One former female prisoner recalled, “Men were beaten like dogs. Even in the cell. They screamed like crazy because they hurt so much. 

“Even though women were beaten less, I was hit in the face and my skin ruptured and I bled a lot. [Officers] told me to wipe the blood, so I cleaned it. I wept a lot when they hit me again. Blood and discharge ruptured during my next pre-trial examination. They hit me again because I wept.”

In several cases, prisoners found with a Bible or religious pamphlets were executed by a firing squad, while others were locked in electrified cages and fed watery soup. Others were executed for smuggling Bible pages into the country from China for North Koreans to make prayer books.

In one instance, a victim found in possession of a Bible was publicly executed in front of over 1,000 people. The victim was tied to a wooden stake and executed by an MPS firing squad.

One witness told KFI, “I saw the flesh fall off. That is how close I was.”

Another man, who had converted to Christianity, was allegedly forced into a metal cage that was just 3 feet high and 4 feet wide.

“There were steel bars on all four-sides that were heated with electricity,” he told KFI. “Usually prisoners lasted only three or four hours in the cage, but I sat there for 12 hours and prayed. I kept praying to God to save me.”

The man eventually soiled himself and passed out before being beaten by guards, leaving him with severe injuries.

Investigators documented 32 incidents of sexual violence against women — who made up 60% of victims identified in the report — and forced abortions. 

At North Hamgyong Provincial MSS pre-trial detention center, for example, pregnant women were forced to get an injection to trigger labor.
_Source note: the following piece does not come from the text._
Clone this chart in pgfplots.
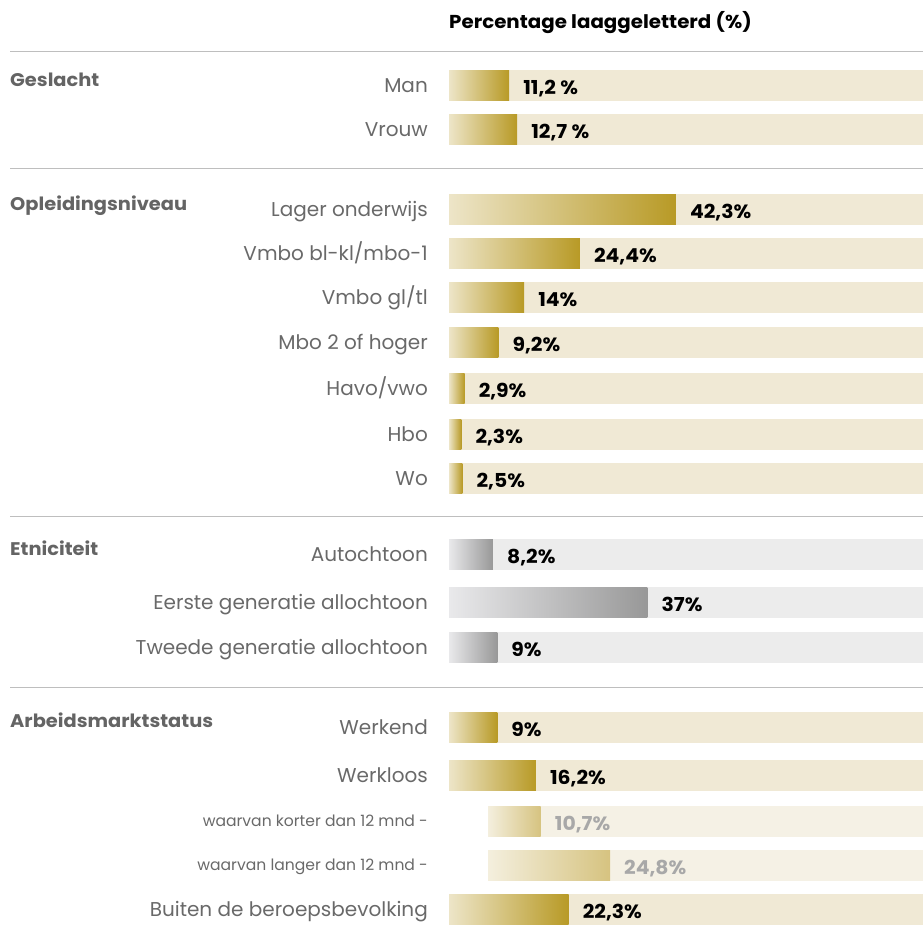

After giving birth to live babies, the newborns would be taken from them, smothered by guards using plastic sheets or cloth sacks, and then discarded in a cleaning cupboard.

“Mothers of the aborted infants were forced to resume manual labor the day after the abortion and without medicine or rest,” the report noted. 

Girls as young as 3 were forced to undergo “degrading internal and invasive nude” body cavity searches, according to the report.

In some cases, entire families were arrested and sentenced to separate political prison camps for adhering to Christianity.

One individual interviewed shared how 10 attendees of Bible study groups were arrested and sentenced to political prison camps. Later, the parent of one of the victims was informed that their child had died at a political prison camp. 

Il-lyong Ju, an exiled human rights advocate who helped author the report, said North Koreans are “indoctrinated to despise religion from an early age” and to “deify the supreme leader.”

“The cruel actions of the privileged few in North Korea who take our lives and control our thoughts must be prevented,” he said.

“North Korean officials, whose crimes evoke thoughts of Auschwitz, must be identified and held accountable. And we must not forget the testimonies of the survivors in this report who have overpowered death in North Korea. This is the least that we, the free North Koreans, and you, the reader who has been granted freedom at birth, can do as our collective act of humanity. We have freedom. The North Korean people do not.”

Through the report, conducted over a period of seven months in 2019-2020, KFI said it hopes to “provide an accurate accounting of patterns of documented religious freedom violations perpetrated against North Korean citizens and to inform decision-making in the international community.”

Led by Kim Jong Un, North Korea has, for the last 18 years, ranked as the worst persecutor of Christians in the world on Open Doors USA’s World Watch List. 

Kenneth Bae, a Korean-American pastor who was held hostage in North Korea from 2012 to 2014, shared how the North Korean government is more afraid of Christians than nuclear weapons. According to Bae, most North Koreans have never heard the name of Jesus. 

“They said, ‘we are not afraid of nuclear weapons … we are afraid of someone like you bringing religion into our country and use it against us and then everybody will turn to God and this will become God’s country and we will fall,” Bae said.

This, ladies and gentlemen, is what real persecution looks like. We should not forget it.